For those closest to the events of this past Sunday, these hours are full of grief.  Our hearts ache for them.  For the rest of us, the news carries and curries horror and fear.  And we ought be patient with these emotions, our responses.  Honor them.  Respect their power and their truth.

Was it not C.S. Lewis, writing elsewhere in “A Grief Observed,” who offered how he’d not before realized how closely aligned grief is with fear, for everyone.  

The anguished may sit and wail; others may silently weep.  So it is that upon hearing this story, we either cry out or we cry in.  But no one is unaffected.  After all, we reason, if this can happen, then what else?

“What else” is that in a collection of rabbinic legends known as Leviticus Rabbah (20:10), more than 15 centuries ago, Judaism’s sages went beyond acknowledging how fear grips those who grieve. Indeed, the rabbis write that it is necessarily and always a grievous matter to God when children die in their parents’ lifetime.

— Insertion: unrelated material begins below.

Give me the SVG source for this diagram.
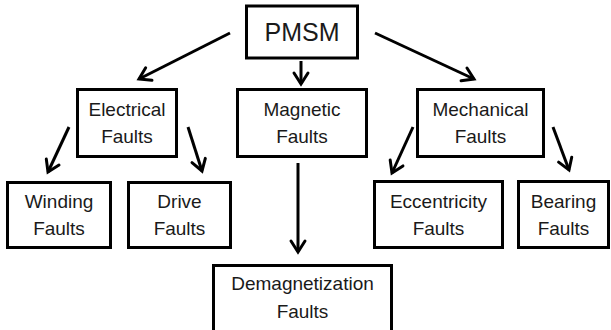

What’s this? God grieves too?  Yes, the rabbis affirm.  And then they explain their audacious theological assertion by noting that the verse in which Nadav and Avihu’s deaths is recorded twice employs the idiom “lifnei Adonai — before God” and, thus, they assert, in response to Aaron’s silent grief was God’s redoubled silence; indeed, it is as if the Rabbis are telling us that, when grief renders us mute, God hears us in our silence and joins us there.

Now that’s a powerful understanding of God’s presence in the face of suffering and in the throes of our fear. Where is God?  Exactly where we are.  Crying, grieving, suffering as much, if not more, than we are.

God’s silence as parallel to our own doesn’t explain why terrible accidents occur, of course.  But that might be OK.  For as we know, there are indeed times when the inexplicable happens and it is silence that is ours — and, seemingly, God’s — most appropriate and powerful response.

And then from here, we ought go one better. For what God offers to us, so can we do for others.

So it is that when we offer one another — even in stunned silence — our comfort and solace, our companionship and support, for engaging in such a simple and godly act as joining another person in their time of trouble, for our coming together lifnei Adonai — in the presence of God — we make life’s most precious and precarious experiences just a little more safe and a little more sacred.

With this awareness amidst all we cannot control or understand, we should be quick to reassure our children and ourselves: in the absence of certainty, can we be with one another when we need one another most.  Now let’s take care of one another.  Go in silence and go in peace.

(Rabbi Aaron Bisno holds the Frances F. and David R. Levin Senior Rabbinic Pulpit at Rodef Shalom Congregation.  He and his wife Michelle are the parents of two boys, ages 7 and 4.)